In 2017, the Congo Research Group (CRG) published a comprehensive study of companies owned by members of former President Joseph Kabila’s family, using publicly available documents to show their involvement in over 80 corporations around the world. This gave them ownership over 450 miles of diamond concessions along the Angolan border, contracts worth millions working on mining projects, shares in the largest mobile phone company, and vast tracts of farmland. The contrast between the family’s relative poverty before it came to power in 1997 and this wealth is striking. However, it was difficult to as-sess the value of these assets or the overall wealth of the family and its members, or to prove any crimes beyond conflicts of interest.
The current report builds on this research by showing how members of the Kabila family came to control a key bank in Kinshasa, the local branch of the Banque gabonaise et française internationale (BGFIBank). Accounts there belonging to two companies, Sud Oil and Kwanza Capital, in which the Kabila family were important shareholders, then benefitted from $92.3 million in questionable transfers from a variety of state-run companies and agencies. These include the central bank, the election commission, the Permanent Mission to the United Nations, the national assembly, and a fund set up to manage road tolls.
It is difficult to conceive of a legitimate reason for these transfers––the bank documents in CRG’s possession do not show any service provided by Kabila’s companies, and Sud Oil does not appear to have had any assets during this period. There is no accompanying justification for these large transfers, as is required by the Congolese law against money laundering, nor was there any public tender, which is required for state contracts. In addition, records in our possession also show that David Ezekiel, the general manager of Sud Oil, withdrew more than $50 million in cash during this period without justification, which may violate national legislation against money laundering. When contacted, the companies and individuals named here either did not respond or did not provide a plausible explanation.
All of this raises serious questions about potential financial impropriety. Moreover, it casts doubt on the ability of various financial regulators—in particular, the central bank and the Cellule nationale des renseignements financiers (National Financial Intelligence Cell, CENAREF)—as well as tax agencies to carry out the necessary oversight.

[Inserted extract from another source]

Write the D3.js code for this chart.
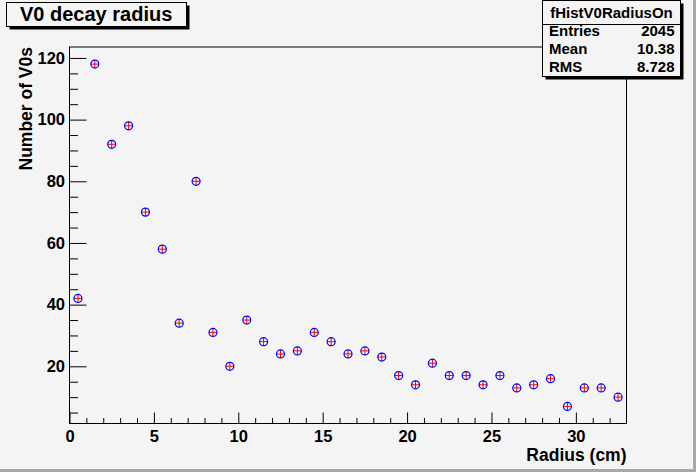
<!DOCTYPE html>
<html><head><meta charset="utf-8">
<script src="https://cdn.jsdelivr.net/npm/d3@7"></script>
<style>body{margin:0;background:#f4f4f4;overflow:hidden}svg{display:block}text{font-family:"Liberation Sans",Arial,sans-serif;font-weight:bold}</style>
</head><body>
<script>
// ---- data ----
const binCenters = [0.5,1.5,2.5,3.5,4.5,5.5,6.5,7.5,8.5,9.5,10.5,11.5,12.5,13.5,14.5,15.5,16.5,17.5,18.5,19.5,20.5,21.5,22.5,23.5,24.5,25.5,26.5,27.5,28.5,29.5,30.5,31.5,32.5];
const counts     = [42,118,92,98,70,58,34,80,31,20,35,28,24,25,31,28,24,25,23,17,14,21,17,17,14,17,13,14,16,7,13,13,10];
const xMajorTicks = [0,5,10,15,20,25,30];
const xMinorTicks = [1,2,3,4,6,7,8,9,11,12,13,14,16,17,18,19,21,22,23,24,26,27,28,29,31,32];
const yMajorTicks = [20,40,60,80,100,120];
const yMinorTicks = [5,10,15,25,30,35,45,50,55,65,70,75,85,90,95,105,110,115];
const titleText = "V0 decay radius";
const xTitle = "Radius (cm)";
const yTitle = "Number of V0s";
const statsName = "fHistV0RadiusOn";
const statsLabels = ["Entries","Mean","RMS"];
const statsValues = ["2045","10.38","8.728"];
const xDomain = [0,33];
const yDomain = [1.45,123.55];

// ---- layout ----
const W = 696, H = 472;
const L = 69.5, R = 626.5, T = 47, B = 423.5;

const svg = d3.select("body").append("svg").attr("width",W).attr("height",H);
svg.append("rect").attr("width",W).attr("height",H).attr("fill","#f4f4f4");
// canvas bevel
svg.append("rect").attr("x",W-3).attr("y",0).attr("width",3).attr("height",H).attr("fill","#a8a8a8");
svg.append("rect").attr("x",0).attr("y",H-3).attr("width",W).attr("height",3).attr("fill","#a8a8a8");

const x = d3.scaleLinear().domain(xDomain).range([L,R]);
const y = d3.scaleLinear().domain(yDomain).range([B,T]);

// frame
svg.append("rect").attr("x",L).attr("y",T).attr("width",R-L).attr("height",B-T)
  .attr("fill","none").attr("stroke","#000").attr("stroke-width",1);

function styleAxis(g){
  g.selectAll(".domain").remove();
  g.selectAll("text").attr("font-size","16.5px").attr("font-family","Liberation Sans, Arial, sans-serif").attr("font-weight","bold").attr("fill","#000");
  g.selectAll("line").attr("stroke","#000");
}

// x axis
const gxMinor = svg.append("g").attr("transform",`translate(0,${B})`)
  .call(d3.axisBottom(x).tickValues(xMinorTicks).tickSize(-5.5).tickFormat(""));
styleAxis(gxMinor);
const gx = svg.append("g").attr("transform",`translate(0,${B})`)
  .call(d3.axisBottom(x).tickValues(xMajorTicks).tickSize(-11).tickPadding(7).tickFormat(d3.format("d")));
styleAxis(gx);

// y axis
const gyMinor = svg.append("g").attr("transform",`translate(${L},0)`)
  .call(d3.axisLeft(y).tickValues(yMinorTicks).tickSize(-8.5).tickFormat(""));
styleAxis(gyMinor);
const gy = svg.append("g").attr("transform",`translate(${L},0)`)
  .call(d3.axisLeft(y).tickValues(yMajorTicks).tickSize(-17).tickPadding(4.5).tickFormat(d3.format("d")));
styleAxis(gy);

// axis titles
svg.append("text").attr("x",R).attr("y",461).attr("text-anchor","end")
  .attr("font-size","17.5px").text(xTitle);
svg.append("text").attr("transform",`translate(32,${T}) rotate(-90)`).attr("text-anchor","end")
  .attr("font-size","17.5px").text(yTitle);

// markers
const pts = svg.append("g");
binCenters.forEach((c,i)=>{
  const px = x(c), py = y(counts[i]);
  pts.append("line").attr("x1",px-4).attr("x2",px+4).attr("y1",py).attr("y2",py).attr("stroke","#ff0000");
  pts.append("line").attr("x1",px).attr("x2",px).attr("y1",py-4).attr("y2",py+4).attr("stroke","#ff0000");
  pts.append("circle").attr("cx",px).attr("cy",py).attr("r",4).attr("fill","none").attr("stroke","#0000ff").attr("stroke-width",1.2);
});

// title box
svg.append("rect").attr("x",9.5).attr("y",5.5).attr("width",180).attr("height",24).attr("fill","#000");
svg.append("rect").attr("x",6.5).attr("y",2.5).attr("width",180).attr("height",24).attr("fill","#f4f4f4").attr("stroke","#000");
svg.append("text").attr("x",20).attr("y",20.5).attr("font-size","20px").text(titleText);

// stats box
const sx = 542.5, sw = 138, sy = 0.5, sh = 76;
svg.append("rect").attr("x",sx+3).attr("y",sy+3).attr("width",sw).attr("height",sh).attr("fill","#000");
svg.append("rect").attr("x",sx).attr("y",sy).attr("width",sw).attr("height",sh).attr("fill","#f4f4f4").attr("stroke","#000");
svg.append("line").attr("x1",sx).attr("x2",sx+sw).attr("y1",24.5).attr("y2",24.5).attr("stroke","#000");
svg.append("text").attr("x",sx+sw/2).attr("y",17.5).attr("text-anchor","middle").attr("font-size","15px").text(statsName);
const rowY = [35.5,54,72];
statsLabels.forEach((lab,i)=>{
  svg.append("text").attr("x",549).attr("y",rowY[i]).attr("font-size","15px").text(lab);
  svg.append("text").attr("x",674.5).attr("y",rowY[i]).attr("text-anchor","end").attr("font-size","15px").text(statsValues[i]);
});
</script>
</body></html>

This investigation is based on more than 3.5 million leaked documents obtained by the Platform to Protect Whistleblowers in Africa (PPLAAF) and Mediapart and shared with Congo Research Group by PPLAAF and the European Investigative Collaborations (EIC) network as part of the “Congo Hold-up” project. CRG then carried out research in Kinshasa to better understand these transactions and the companies involved, interviewing relatives of those involved, former BGFIBank DRC officials, and tax authorities between January and October 2021.